WSP’s Future Ready Services
With its broad base of climate risk, adaptation, engineering, and climate finance expertise, WSP works with clients to reduce their impact on the climate by managing their use of energy and water and reducing their waste and carbon footprint. These actions help organizations set targets across their value chain and practical, detailed plans for target achievement.
For example, WSP’s Future Ready® program is a global initiative that presents a new approach to viewing the world and our role in it, with focuses on influencing policy, implementing projects, and showing others how we can fight climate change, improve equity in our communities, and how to future proof our cities and infrastructure.

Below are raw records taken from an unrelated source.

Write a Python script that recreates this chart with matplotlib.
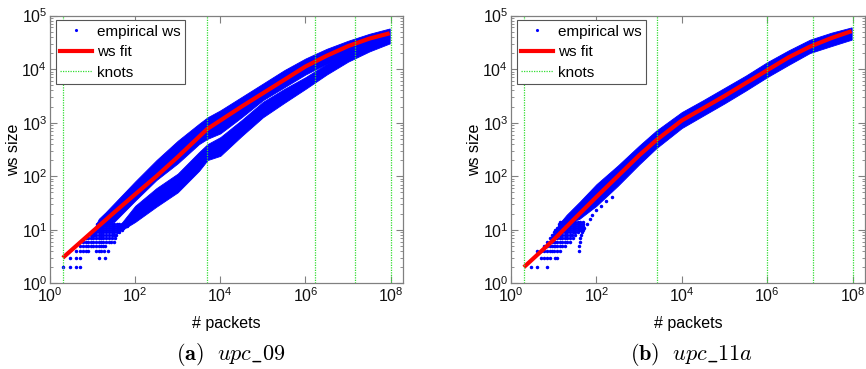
import matplotlib
matplotlib.use("Agg")
import matplotlib.pyplot as plt
from matplotlib.lines import Line2D
from matplotlib.ticker import LogLocator, NullLocator, LogFormatterSciNotation

plt.rcParams['font.family'] = ['Liberation Sans', 'DejaVu Sans']
plt.rcParams['mathtext.fontset'] = 'custom'
plt.rcParams['mathtext.rm'] = 'Liberation Sans'
plt.rcParams['mathtext.it'] = 'Liberation Sans:italic'
plt.rcParams['mathtext.bf'] = 'Liberation Sans:bold'

# ---------------- panel (a) upc_09 ----------------
knots_a = [2, 4900, 1.7e6, 1.45e7, 1e8]
fit_a_x = [2, 10, 32, 100, 316, 1000, 4900, 1e4, 3.16e4, 1e5, 3.16e5, 1e6, 3.16e6, 1e7, 3.16e7, 9.5e7]
fit_a_y = [3, 9.3, 21, 46, 100, 229, 760, 1100, 2000, 3550, 6300, 11200, 17800, 26900, 37200, 46800]

band_a1_x = [12, 14, 20, 32, 100, 316, 1000, 3160, 5000, 1e4, 3.16e4, 1e5, 3.16e5, 1e6, 3.16e6, 1e7, 3.16e7, 9.5e7]
band_a1_top = [12.5, 16, 21, 31, 80, 200, 460, 955, 1260, 1700, 3020, 5370, 9550, 15800, 24000, 33900, 45700, 57500]
band_a1_bot = [11.5, 12, 12, 14, 35, 85, 174, 398, 500, 630, 1260, 2630, 4570, 7940, 12600, 20000, 29500, 39800]

band_a2_x = [40, 50, 100, 316, 1000, 3160, 5000, 1e4, 3.16e4, 1e5, 3.16e5, 1e6, 3.16e6, 1e7, 3.16e7, 9.5e7]
band_a2_top = [11, 14, 28, 60, 112, 282, 398, 537, 1120, 2450, 4270, 7080, 12600, 21400, 30200, 39800]
band_a2_bot = [10, 10, 14, 27, 50, 126, 200, 240, 562, 1260, 2340, 4270, 7940, 13800, 21400, 30200]

rows_a_y = [2, 3, 4, 5, 6, 7, 8, 9, 10, 11, 12, 13]
rows_a_x = [
    [2, 3, 4, 5],
    [3, 4, 5, 14, 20],
    [4, 5, 6, 7, 8, 12, 14, 16, 19, 23],
    [5, 6, 7, 8, 9, 10, 12, 14, 16, 18, 20],
    [6, 7, 8, 9, 10, 12, 14, 16, 18, 21, 24, 27, 31],
    [7, 8, 9, 10, 12, 14, 16, 18, 21, 24, 28, 33],
    [9, 10, 11, 12, 14, 16, 18, 21, 24, 28, 32, 36],
    [10, 11, 12, 14, 16, 18, 21, 24, 28, 32, 37, 42],
    [11, 12, 14, 16, 18, 21, 24, 28, 32, 37, 42, 48],
    [12, 14, 16, 18, 21, 24, 28, 32, 37, 42, 48, 53],
    [13, 14, 16, 18, 21, 24, 28, 32, 37, 42, 48, 55, 63],
    [13, 14, 16, 18, 21, 24, 28, 32, 37, 42, 48, 55, 63],
]

# ---------------- panel (b) upc_11a ----------------
knots_b = [2, 2570, 1e6, 1.2e7, 1e8]
fit_b_x = [2, 10, 32, 100, 316, 1000, 2500, 1e4, 3.16e4, 1e5, 3.16e5, 1e6, 3.16e6, 1e7, 3.16e7, 9.5e7]
fit_b_y = [2, 6.5, 16.6, 41, 100, 245, 468, 1100, 1860, 3160, 5500, 9550, 16600, 26300, 38000, 51300]

band_b_x = [14, 20, 40, 100, 316, 1000, 2500, 1e4, 3.16e4, 1e5, 3.16e5, 1e6, 3.16e6, 1e7, 3.16e7, 9.5e7]
band_b_top = [13.5, 19, 33, 71, 158, 372, 708, 1580, 2630, 4470, 7590, 13500, 22400, 35500, 47900, 60300]
band_b_bot = [12.5, 13, 16, 28, 66, 166, 331, 794, 1350, 2290, 3980, 7080, 12000, 20000, 26900, 35500]

rows_b_y = [2, 3, 4, 5, 6, 7, 8, 9, 10, 11, 12, 13, 14]
rows_b_x = [
    [3, 4, 7],
    [5, 6, 7, 8, 11, 12],
    [4, 5, 6, 7, 8, 9, 10, 12, 14],
    [6, 7, 8, 9, 10, 11, 12, 14, 16, 18],
    [7, 8, 9, 10, 11, 12, 14, 16, 18, 21, 24],
    [8, 9, 10, 11, 12, 14, 16, 18, 21, 24, 29],
    [9, 10, 11, 12, 14, 16, 18, 21, 24, 27, 31],
    [10, 11, 12, 14, 16, 18, 21, 24, 28, 32, 37],
    [11, 12, 14, 16, 18, 21, 24, 28, 32, 37, 41],
    [12, 14, 16, 18, 21, 24, 28, 32, 37, 41, 45],
    [13, 14, 16, 18, 21, 24, 28, 32, 37, 42, 49],
    [13, 14, 16, 18, 21, 24, 28, 32, 37, 42, 49],
    [14, 16, 18, 21, 24, 28, 32, 37, 42, 49],
]
strag_b_x = [40, 40, 41, 42, 43, 45, 48, 52, 60, 70, 80, 100, 130, 170, 230]
strag_b_y = [4, 5, 6, 7, 8, 9, 10, 11, 13, 16, 19, 23, 28, 34, 41]

captions = [r'$\mathbf{(a)}\ \ upc\_09$', r'$\mathbf{(b)}\ \ upc\_11a$']

BLUE = '#0000ff'
RED = '#ff0000'
GREEN = '#33dd33'
FRAME = '#808080'

fig = plt.figure(figsize=(8.66, 3.69), dpi=100)
ax1 = fig.add_axes([50 / 866, 85.7 / 369, 353 / 866, 267.7 / 369])
ax2 = fig.add_axes([511 / 866, 85.7 / 369, 354 / 866, 267.7 / 369])


def draw(ax, bands, rows_y, rows_x, fit_x, fit_y, knots, extra=None):
    for bx, bt, bb in bands:
        ax.fill_between(bx, bb, bt, color=BLUE, lw=0.6, edgecolor=BLUE, zorder=2)
    for y, xs in zip(rows_y, rows_x):
        ax.plot(xs, [y] * len(xs), ls='none', marker='.', ms=3, color=BLUE, zorder=2)
    if extra is not None:
        ax.plot(extra[0], extra[1], ls='none', marker='.', ms=3, color=BLUE, zorder=2)
    ax.plot(fit_x, fit_y, color=RED, lw=3, solid_capstyle='butt', zorder=3)
    for k in knots:
        ax.axvline(k, color=GREEN, ls=(0, (1, 1)), lw=0.9, zorder=4)
    ax.set_xscale('log')
    ax.set_yscale('log')
    ax.set_xlim(1, 10 ** 8.29)
    ax.set_ylim(1, 1e5)
    ax.set_xticks([1e0, 1e2, 1e4, 1e6, 1e8])
    ax.xaxis.set_minor_locator(NullLocator())
    ax.xaxis.set_major_formatter(LogFormatterSciNotation())
    ax.yaxis.set_major_locator(LogLocator(base=10, numticks=10))
    ax.yaxis.set_minor_locator(LogLocator(base=10, subs=range(2, 10), numticks=20))
    ax.tick_params(which='both', direction='in', top=True, right=True, color=FRAME,
                   labelsize=11.5, labelcolor='#111111')
    ax.tick_params(which='major', length=5, width=0.8)
    ax.tick_params(which='minor', length=2.5, width=0.6)
    ax.tick_params(axis='x', pad=2)
    ax.tick_params(axis='y', pad=2)
    for s in ax.spines.values():
        s.set_color(FRAME)
        s.set_linewidth(0.9)
    ax.set_xlabel('# packets', fontsize=11.5, labelpad=8)
    ax.set_ylabel('ws size', fontsize=11.5, va='center')
    ax.yaxis.set_label_coords(-0.104, 0.5)
    handles = [
        Line2D([], [], ls='none', marker='.', ms=2.5, color=BLUE),
        Line2D([], [], color=RED, lw=3),
        Line2D([], [], color=GREEN, ls=(0, (1, 1)), lw=0.9),
    ]
    leg = ax.legend(handles, ['empirical ws', 'ws fit', 'knots'], loc='upper left',
                    bbox_to_anchor=(0.017, 0.982), borderaxespad=0, fontsize=11,
                    fancybox=False, framealpha=1, edgecolor='#555555',
                    handlelength=2.1, handletextpad=0.3, labelspacing=0.42,
                    borderpad=0.28)
    leg.get_frame().set_linewidth(0.8)
    leg.set_zorder(10)


draw(ax1, [(band_a1_x, band_a1_top, band_a1_bot), (band_a2_x, band_a2_top, band_a2_bot)],
     rows_a_y, rows_a_x, fit_a_x, fit_a_y, knots_a)
draw(ax2, [(band_b_x, band_b_top, band_b_bot)],
     rows_b_y, rows_b_x, fit_b_x, fit_b_y, knots_b, extra=(strag_b_x, strag_b_y))

fig.text(231 / 866, 1 - 354 / 369, captions[0], ha='center', va='center', fontsize=16,
         math_fontfamily='cm')
fig.text(692 / 866, 1 - 354 / 369, captions[1], ha='center', va='center', fontsize=16,
         math_fontfamily='cm')

fig.savefig('out.png', dpi=100)
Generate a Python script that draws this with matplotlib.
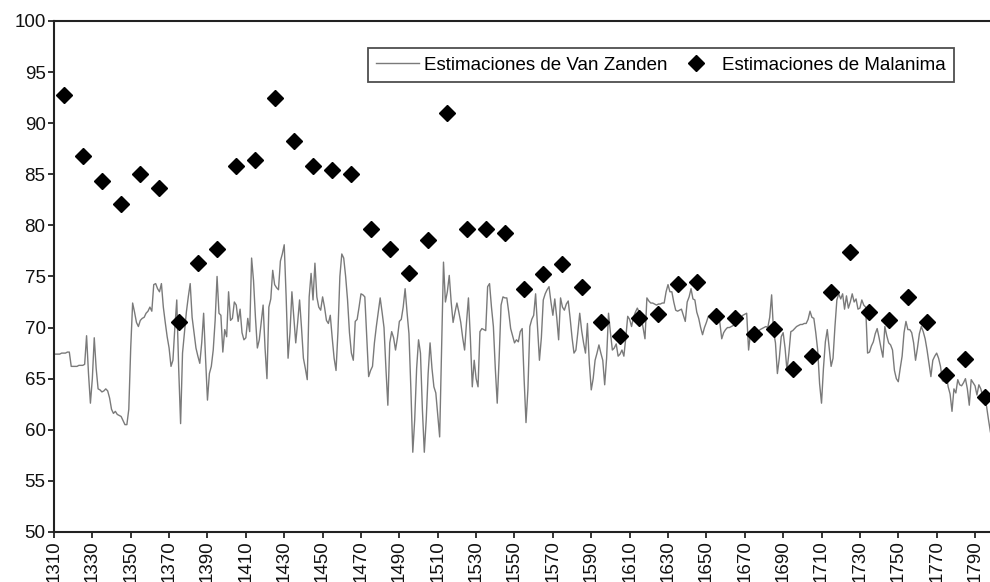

“The program presents a framework for approaching problems from an integrated and holistic perspective that prepare our communities and projects for future changes,” said Jay Aber, Future Ready program director at WSP. “Climate change is a central component of this framework as it is driving many of our current changes and future risks.
“We bring quantitative digital tools, comprehensive and thoughtful planning, and an equity focus to these projects through the program,” Aber continued.
The IPCC synthesis report underscores the need for unprecedented dedication of resources and investments to curb emissions and invest in resilience strategies.